First woman: America’s Gertrude Ederle in 1926. Number of people who
have swum the Channel to date: around nine hundred. Most jaw-dropping
Channel feat (so far): a triple crossing (that’s across, back, across
again). I don’t know why either.
•Weirdest swimming spin-off: underwater hockey.
•Best swim gear ever invented: goggles. Most annoying thing about swim gear: caps don’t keep your hair dry.
Myths
about swimming infuse many cultures. The one about Hero and Leander is
about as fact-based as the ones about mermaids and mermen. Here are some
more:
•A drowning person does not go down three times before succumbing.
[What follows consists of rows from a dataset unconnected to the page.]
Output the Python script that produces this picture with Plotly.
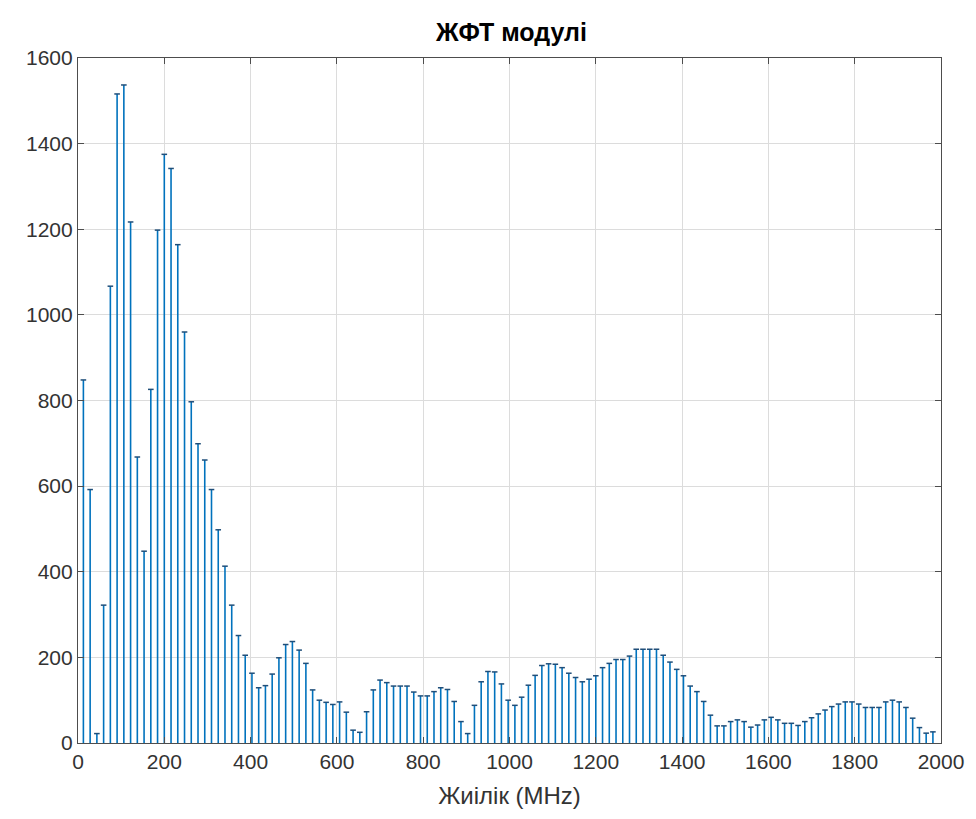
import numpy as np
import plotly.graph_objects as go

# FFT bin frequencies (MHz): evenly spaced bins
bin_step = 15.625
first_bin = 12.5
magnitudes = [
    848, 592, 22, 322, 1067, 1516, 1537, 1217, 668, 448,
    826, 1198, 1375, 1342, 1164, 960, 797, 699, 661, 592,
    498, 413, 322, 251, 205, 163, 129, 134, 161, 199,
    230, 237, 217, 186, 124, 100, 95, 90, 96, 72,
    30, 25, 73, 124, 147, 141, 133, 133, 133, 119,
    110, 110, 120, 129, 125, 97, 50, 22, 88, 143,
    167, 166, 138, 100, 88, 107, 135, 158, 181, 185,
    184, 176, 163, 153, 143, 149, 157, 176, 186, 195,
    195, 203, 219, 219, 219, 219, 205, 189, 172, 157,
    133, 120, 97, 65, 40, 40, 50, 54, 50, 37,
    42, 54, 60, 54, 46, 46, 41, 50, 59, 68,
    77, 85, 91, 96, 96, 91, 83, 83, 83, 96,
    100, 96, 83, 58, 36, 23, 26,
]
freqs = [first_bin + bin_step * i for i in range(len(magnitudes))]

x_ticks = list(range(0, 2001, 200))
y_ticks = list(range(0, 1601, 200))

title_text = "ЖФТ модулі"
x_label = "Жиілік (MHz)"

stem_color = "#0072BD"

# stems as segments from baseline 0 to value
sx, sy = [], []
for f, m in zip(freqs, magnitudes):
    sx += [f, f, None]
    sy += [0, m, None]

fig = go.Figure()
fig.add_trace(go.Scatter(x=sx, y=sy, mode="lines",
                         line=dict(color=stem_color, width=1.6),
                         hoverinfo="skip", showlegend=False))
fig.add_trace(go.Scatter(x=freqs, y=magnitudes, mode="markers",
                         marker=dict(symbol="line-ew", size=4,
                                     line=dict(color="#1f4e79", width=1.5)),
                         showlegend=False))

font_family = "Liberation Sans, Arial, sans-serif"
fig.update_layout(
    width=976, height=819,
    margin=dict(l=78, r=31, t=58, b=76),
    paper_bgcolor="white", plot_bgcolor="white",
    font=dict(family=font_family, color="#333333", size=21),
    title=dict(text="<b>" + title_text + "</b>", x=0.524, xanchor="center",
               y=1 - 32 / 819, yanchor="middle", yref="container",
               font=dict(size=25, color="#000000")),
    xaxis=dict(range=[0, 2000], tickvals=x_ticks, ticks="inside", ticklen=6,
               tickcolor="#4d4d4d", showline=True, linecolor="#4d4d4d",
               linewidth=1.2, mirror="allticks", showgrid=True,
               gridcolor="#dcdcdc", gridwidth=1, zeroline=False,
               tickfont=dict(size=21),
               title=dict(text=x_label, font=dict(size=24), standoff=14)),
    yaxis=dict(range=[0, 1600], tickvals=y_ticks, ticks="inside", ticklen=6,
               tickcolor="#4d4d4d", showline=True, linecolor="#4d4d4d",
               linewidth=1.2, mirror="allticks", showgrid=True,
               gridcolor="#dcdcdc", gridwidth=1, zeroline=False,
               tickfont=dict(size=21)),
)

fig.write_html("out.html")
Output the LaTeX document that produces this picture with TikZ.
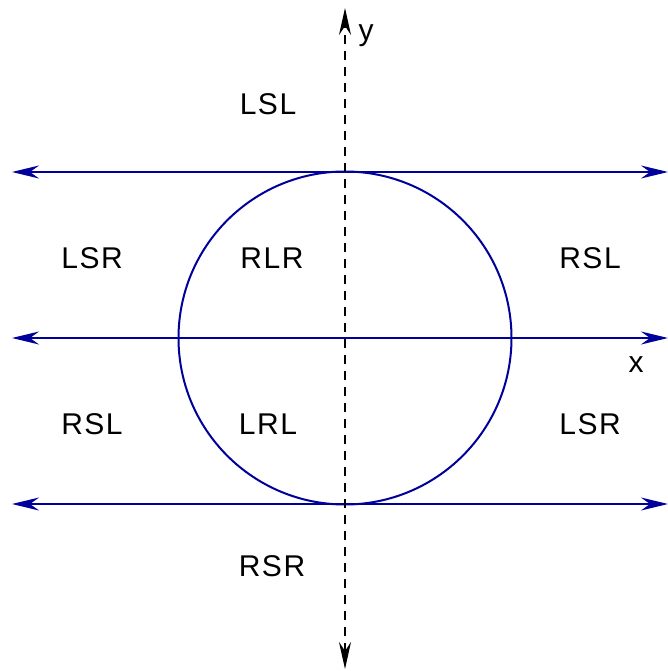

It could be only once. Or thirty-three.
•Witches
do not float better than regular people, despite the devilish
punishment devised by ignorant authorities in times past. They called it
“swimming the witch”—dunking the accused, who was trussed like a
chicken and often weighted down, in a body of water. If she stayed
aloft, she was guilty and died; if she sank, she might die anyway.
•Eating before swimming is not recommended, but it will not cause you to drown. You do not have to wait one hour before plunging in. But don’t tell your kids. Better they should digest.
•Contrary to urban legend (and an episode of The Adventures of Pete & Pete on
Nickelodeon that revolved around “a chemical agent that reacts with
human tinkle” and turns into a green slick), there is no known chemical
that turns green, or any other color, when it comes in contact with
bodily fluids in the pool. Unfortunately.